§ Task directions:
Begin at the first line of the data and copy each line through the one containing "550, 600, 650];", that line included, with no pictures.

§ Given material:

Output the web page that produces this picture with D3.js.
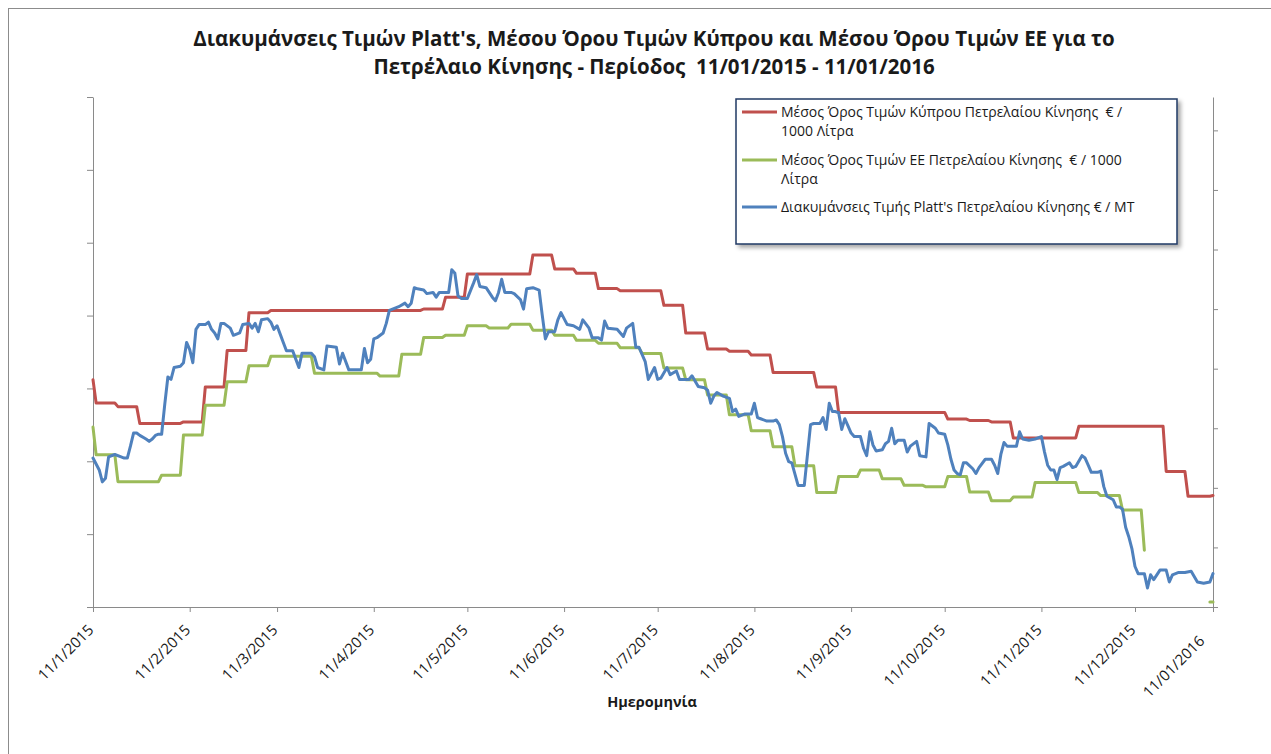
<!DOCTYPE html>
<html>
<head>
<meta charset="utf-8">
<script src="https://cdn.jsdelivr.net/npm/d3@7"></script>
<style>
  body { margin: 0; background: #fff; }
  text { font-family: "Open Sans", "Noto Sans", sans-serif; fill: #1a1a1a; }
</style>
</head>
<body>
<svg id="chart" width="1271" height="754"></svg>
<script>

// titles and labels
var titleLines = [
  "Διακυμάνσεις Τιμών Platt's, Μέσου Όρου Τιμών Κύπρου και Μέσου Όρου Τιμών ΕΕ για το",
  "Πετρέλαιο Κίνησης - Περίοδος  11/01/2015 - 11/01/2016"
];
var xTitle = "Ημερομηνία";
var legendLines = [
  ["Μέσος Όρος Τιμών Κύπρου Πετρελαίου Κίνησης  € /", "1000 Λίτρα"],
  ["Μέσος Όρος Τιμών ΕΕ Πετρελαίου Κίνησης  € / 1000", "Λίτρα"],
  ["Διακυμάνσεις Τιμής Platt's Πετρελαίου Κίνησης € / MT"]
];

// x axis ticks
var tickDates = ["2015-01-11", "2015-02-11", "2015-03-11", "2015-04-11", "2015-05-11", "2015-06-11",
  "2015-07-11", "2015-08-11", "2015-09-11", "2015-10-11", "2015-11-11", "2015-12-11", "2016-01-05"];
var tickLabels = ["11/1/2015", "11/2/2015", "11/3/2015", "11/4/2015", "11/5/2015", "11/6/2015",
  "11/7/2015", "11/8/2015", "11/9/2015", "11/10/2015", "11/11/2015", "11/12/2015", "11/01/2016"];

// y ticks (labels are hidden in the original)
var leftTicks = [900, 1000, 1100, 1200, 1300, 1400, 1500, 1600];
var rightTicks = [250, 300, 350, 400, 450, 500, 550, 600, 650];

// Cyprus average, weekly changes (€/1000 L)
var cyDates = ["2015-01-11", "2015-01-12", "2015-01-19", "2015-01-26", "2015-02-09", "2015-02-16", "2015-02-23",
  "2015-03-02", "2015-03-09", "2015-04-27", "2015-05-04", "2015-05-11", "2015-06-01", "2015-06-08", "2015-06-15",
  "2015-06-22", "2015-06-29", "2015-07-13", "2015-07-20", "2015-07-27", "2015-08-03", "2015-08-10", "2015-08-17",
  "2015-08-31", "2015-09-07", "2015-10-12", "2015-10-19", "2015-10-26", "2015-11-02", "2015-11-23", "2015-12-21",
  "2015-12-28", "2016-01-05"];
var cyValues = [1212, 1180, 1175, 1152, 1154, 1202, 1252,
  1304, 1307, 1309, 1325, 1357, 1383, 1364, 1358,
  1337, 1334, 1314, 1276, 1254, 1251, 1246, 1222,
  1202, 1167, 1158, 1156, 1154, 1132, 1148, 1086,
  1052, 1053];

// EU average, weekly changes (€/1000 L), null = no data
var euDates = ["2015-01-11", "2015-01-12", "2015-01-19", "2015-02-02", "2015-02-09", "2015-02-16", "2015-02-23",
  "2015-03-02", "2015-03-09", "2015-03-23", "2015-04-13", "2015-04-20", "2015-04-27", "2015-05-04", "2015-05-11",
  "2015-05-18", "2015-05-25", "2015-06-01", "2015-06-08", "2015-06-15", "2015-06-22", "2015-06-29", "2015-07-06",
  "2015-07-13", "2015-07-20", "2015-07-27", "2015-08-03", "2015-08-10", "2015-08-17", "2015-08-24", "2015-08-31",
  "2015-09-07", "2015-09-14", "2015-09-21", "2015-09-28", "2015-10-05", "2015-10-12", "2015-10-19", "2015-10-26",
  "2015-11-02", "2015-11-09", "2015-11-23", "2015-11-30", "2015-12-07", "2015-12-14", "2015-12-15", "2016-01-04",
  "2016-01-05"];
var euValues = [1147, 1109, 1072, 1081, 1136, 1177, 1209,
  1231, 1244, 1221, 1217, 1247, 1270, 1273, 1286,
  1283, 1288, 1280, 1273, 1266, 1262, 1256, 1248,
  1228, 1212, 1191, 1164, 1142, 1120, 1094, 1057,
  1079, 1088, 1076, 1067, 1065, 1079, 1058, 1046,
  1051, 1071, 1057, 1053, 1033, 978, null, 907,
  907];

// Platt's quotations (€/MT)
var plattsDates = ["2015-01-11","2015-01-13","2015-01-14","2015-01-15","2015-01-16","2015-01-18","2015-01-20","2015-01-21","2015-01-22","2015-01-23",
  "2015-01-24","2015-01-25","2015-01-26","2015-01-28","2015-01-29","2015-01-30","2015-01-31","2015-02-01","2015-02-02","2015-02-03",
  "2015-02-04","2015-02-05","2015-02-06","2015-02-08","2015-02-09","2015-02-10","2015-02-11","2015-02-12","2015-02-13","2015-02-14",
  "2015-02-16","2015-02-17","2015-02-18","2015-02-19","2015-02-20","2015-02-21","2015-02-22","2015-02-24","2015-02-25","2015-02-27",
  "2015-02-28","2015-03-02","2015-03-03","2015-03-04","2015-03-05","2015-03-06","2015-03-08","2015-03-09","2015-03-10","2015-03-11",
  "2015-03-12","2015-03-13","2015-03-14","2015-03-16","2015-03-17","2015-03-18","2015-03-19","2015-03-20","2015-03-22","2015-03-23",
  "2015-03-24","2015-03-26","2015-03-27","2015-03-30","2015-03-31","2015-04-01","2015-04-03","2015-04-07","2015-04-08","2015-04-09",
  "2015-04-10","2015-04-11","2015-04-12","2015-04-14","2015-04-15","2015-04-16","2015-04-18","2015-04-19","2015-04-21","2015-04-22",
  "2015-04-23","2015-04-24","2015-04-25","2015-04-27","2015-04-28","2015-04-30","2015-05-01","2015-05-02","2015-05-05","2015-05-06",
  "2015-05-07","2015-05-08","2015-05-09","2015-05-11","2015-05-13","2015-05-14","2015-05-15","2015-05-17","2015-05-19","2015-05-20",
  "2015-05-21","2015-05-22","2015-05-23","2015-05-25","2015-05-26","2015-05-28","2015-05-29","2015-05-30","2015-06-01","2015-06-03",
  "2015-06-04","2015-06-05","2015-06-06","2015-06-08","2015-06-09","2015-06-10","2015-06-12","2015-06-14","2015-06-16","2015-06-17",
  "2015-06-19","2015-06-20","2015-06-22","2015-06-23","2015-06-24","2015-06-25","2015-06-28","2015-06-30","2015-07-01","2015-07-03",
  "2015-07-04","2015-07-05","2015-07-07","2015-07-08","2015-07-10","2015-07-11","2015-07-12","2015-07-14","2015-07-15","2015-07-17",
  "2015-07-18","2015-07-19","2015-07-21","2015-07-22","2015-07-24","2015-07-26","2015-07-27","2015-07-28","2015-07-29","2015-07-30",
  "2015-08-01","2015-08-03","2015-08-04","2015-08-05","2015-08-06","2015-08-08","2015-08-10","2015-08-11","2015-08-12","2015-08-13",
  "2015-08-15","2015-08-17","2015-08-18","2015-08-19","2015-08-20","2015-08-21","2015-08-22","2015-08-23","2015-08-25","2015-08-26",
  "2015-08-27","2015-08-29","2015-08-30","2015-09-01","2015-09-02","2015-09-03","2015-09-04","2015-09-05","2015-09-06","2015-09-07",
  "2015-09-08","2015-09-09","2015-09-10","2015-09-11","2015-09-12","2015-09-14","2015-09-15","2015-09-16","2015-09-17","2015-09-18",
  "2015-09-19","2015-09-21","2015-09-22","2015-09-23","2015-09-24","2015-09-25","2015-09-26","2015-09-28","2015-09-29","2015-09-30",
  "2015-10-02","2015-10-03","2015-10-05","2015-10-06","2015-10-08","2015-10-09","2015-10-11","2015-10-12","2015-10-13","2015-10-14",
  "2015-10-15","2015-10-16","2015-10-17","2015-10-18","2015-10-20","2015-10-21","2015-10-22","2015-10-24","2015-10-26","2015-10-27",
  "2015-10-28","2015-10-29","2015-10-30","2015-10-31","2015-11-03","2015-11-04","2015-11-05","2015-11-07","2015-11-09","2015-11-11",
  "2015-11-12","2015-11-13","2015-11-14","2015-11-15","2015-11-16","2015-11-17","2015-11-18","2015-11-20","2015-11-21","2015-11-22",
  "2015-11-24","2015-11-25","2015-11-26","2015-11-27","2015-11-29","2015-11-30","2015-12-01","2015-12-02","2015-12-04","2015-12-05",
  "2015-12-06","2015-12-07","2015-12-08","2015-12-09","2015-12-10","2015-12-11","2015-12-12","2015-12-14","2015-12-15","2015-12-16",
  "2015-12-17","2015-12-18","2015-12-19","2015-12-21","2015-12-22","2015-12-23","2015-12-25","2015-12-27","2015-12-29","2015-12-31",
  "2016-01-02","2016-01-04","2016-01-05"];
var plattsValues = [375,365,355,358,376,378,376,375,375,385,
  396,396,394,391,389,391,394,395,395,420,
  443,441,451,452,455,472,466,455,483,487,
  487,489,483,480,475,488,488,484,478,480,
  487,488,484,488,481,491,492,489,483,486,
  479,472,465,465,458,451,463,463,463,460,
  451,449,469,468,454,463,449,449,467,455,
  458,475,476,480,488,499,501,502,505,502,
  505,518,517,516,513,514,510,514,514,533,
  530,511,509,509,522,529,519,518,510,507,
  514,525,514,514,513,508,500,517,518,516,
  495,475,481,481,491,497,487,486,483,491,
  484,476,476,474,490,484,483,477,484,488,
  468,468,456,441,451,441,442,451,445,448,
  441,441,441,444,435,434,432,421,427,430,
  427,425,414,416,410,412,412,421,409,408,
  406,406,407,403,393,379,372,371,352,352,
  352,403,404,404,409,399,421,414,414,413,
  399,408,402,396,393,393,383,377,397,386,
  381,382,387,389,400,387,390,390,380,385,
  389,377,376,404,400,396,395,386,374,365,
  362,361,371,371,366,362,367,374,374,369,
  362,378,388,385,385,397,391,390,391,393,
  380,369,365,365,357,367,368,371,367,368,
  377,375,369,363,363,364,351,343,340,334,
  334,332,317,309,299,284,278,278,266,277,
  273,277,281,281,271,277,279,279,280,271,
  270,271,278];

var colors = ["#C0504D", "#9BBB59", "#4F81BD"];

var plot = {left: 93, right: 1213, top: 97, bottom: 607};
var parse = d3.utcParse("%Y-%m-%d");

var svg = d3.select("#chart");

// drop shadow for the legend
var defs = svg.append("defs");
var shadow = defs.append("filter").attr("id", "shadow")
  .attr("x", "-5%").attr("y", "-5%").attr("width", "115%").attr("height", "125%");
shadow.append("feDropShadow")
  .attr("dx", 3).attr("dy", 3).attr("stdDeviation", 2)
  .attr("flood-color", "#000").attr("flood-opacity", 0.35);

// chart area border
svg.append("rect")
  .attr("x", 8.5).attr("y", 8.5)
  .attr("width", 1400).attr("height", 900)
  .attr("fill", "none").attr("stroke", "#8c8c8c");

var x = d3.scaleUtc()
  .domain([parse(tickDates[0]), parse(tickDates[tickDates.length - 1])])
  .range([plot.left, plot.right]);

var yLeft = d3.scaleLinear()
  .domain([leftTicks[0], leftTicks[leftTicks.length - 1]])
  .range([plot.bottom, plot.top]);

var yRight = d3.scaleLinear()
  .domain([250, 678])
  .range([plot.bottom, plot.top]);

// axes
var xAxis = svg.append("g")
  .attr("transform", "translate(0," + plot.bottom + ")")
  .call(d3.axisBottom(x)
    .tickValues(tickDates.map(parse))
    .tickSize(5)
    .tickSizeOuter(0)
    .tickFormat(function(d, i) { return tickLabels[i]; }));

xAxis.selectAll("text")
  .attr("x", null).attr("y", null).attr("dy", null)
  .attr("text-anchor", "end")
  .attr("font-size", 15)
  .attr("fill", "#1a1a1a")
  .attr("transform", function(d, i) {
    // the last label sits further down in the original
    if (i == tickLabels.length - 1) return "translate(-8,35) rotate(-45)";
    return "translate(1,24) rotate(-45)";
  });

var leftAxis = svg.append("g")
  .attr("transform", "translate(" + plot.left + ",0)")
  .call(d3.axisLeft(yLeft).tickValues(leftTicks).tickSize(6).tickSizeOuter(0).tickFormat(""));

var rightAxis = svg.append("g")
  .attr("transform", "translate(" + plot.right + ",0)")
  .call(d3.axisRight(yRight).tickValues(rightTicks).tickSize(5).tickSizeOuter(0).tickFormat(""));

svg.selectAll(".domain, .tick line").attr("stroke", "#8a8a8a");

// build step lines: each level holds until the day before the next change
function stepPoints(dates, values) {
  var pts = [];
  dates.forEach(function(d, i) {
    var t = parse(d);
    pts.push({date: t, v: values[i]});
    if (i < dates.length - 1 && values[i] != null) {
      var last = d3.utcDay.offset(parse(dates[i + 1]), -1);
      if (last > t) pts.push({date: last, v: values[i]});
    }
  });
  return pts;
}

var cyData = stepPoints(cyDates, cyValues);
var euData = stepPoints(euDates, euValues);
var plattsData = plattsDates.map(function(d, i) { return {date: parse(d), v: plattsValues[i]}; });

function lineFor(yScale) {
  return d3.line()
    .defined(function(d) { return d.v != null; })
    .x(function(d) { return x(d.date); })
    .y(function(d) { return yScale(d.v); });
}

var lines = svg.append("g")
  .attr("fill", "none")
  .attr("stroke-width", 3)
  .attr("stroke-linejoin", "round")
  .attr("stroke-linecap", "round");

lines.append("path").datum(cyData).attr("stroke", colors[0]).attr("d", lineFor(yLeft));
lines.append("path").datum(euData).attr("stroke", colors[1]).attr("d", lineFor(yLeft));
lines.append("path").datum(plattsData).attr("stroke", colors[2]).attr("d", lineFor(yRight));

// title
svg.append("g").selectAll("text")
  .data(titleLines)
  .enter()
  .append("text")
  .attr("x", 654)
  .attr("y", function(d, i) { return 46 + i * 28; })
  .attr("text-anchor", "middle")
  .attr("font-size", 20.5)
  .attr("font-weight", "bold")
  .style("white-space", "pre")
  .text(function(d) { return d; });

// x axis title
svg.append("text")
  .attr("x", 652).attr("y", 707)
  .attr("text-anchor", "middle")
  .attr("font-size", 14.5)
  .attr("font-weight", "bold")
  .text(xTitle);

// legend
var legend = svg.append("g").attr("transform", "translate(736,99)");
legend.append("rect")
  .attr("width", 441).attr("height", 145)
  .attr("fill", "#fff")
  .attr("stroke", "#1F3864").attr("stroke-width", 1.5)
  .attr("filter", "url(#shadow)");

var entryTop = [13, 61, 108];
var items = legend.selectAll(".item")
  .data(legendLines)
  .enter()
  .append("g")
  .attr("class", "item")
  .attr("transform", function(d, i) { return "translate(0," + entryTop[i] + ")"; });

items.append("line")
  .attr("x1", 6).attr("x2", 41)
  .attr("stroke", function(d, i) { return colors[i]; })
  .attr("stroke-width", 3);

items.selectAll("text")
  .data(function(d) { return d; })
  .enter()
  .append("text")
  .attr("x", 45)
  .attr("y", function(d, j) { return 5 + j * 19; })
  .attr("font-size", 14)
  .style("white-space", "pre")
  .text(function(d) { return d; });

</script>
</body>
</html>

§ Result for this task:
Output the web page that produces this picture with D3.js.
<!DOCTYPE html>
<html>
<head>
<meta charset="utf-8">
<script src="https://cdn.jsdelivr.net/npm/d3@7"></script>
<style>
  body { margin: 0; background: #fff; }
  text { font-family: "Open Sans", "Noto Sans", sans-serif; fill: #1a1a1a; }
</style>
</head>
<body>
<svg id="chart" width="1271" height="754"></svg>
<script>

// titles and labels
var titleLines = [
  "Διακυμάνσεις Τιμών Platt's, Μέσου Όρου Τιμών Κύπρου και Μέσου Όρου Τιμών ΕΕ για το",
  "Πετρέλαιο Κίνησης - Περίοδος  11/01/2015 - 11/01/2016"
];
var xTitle = "Ημερομηνία";
var legendLines = [
  ["Μέσος Όρος Τιμών Κύπρου Πετρελαίου Κίνησης  € /", "1000 Λίτρα"],
  ["Μέσος Όρος Τιμών ΕΕ Πετρελαίου Κίνησης  € / 1000", "Λίτρα"],
  ["Διακυμάνσεις Τιμής Platt's Πετρελαίου Κίνησης € / MT"]
];

// x axis ticks
var tickDates = ["2015-01-11", "2015-02-11", "2015-03-11", "2015-04-11", "2015-05-11", "2015-06-11",
  "2015-07-11", "2015-08-11", "2015-09-11", "2015-10-11", "2015-11-11", "2015-12-11", "2016-01-05"];
var tickLabels = ["11/1/2015", "11/2/2015", "11/3/2015", "11/4/2015", "11/5/2015", "11/6/2015",
  "11/7/2015", "11/8/2015", "11/9/2015", "11/10/2015", "11/11/2015", "11/12/2015", "11/01/2016"];

// y ticks (labels are hidden in the original)
var leftTicks = [900, 1000, 1100, 1200, 1300, 1400, 1500, 1600];
var rightTicks = [250, 300, 350, 400, 450, 500, 550, 600, 650];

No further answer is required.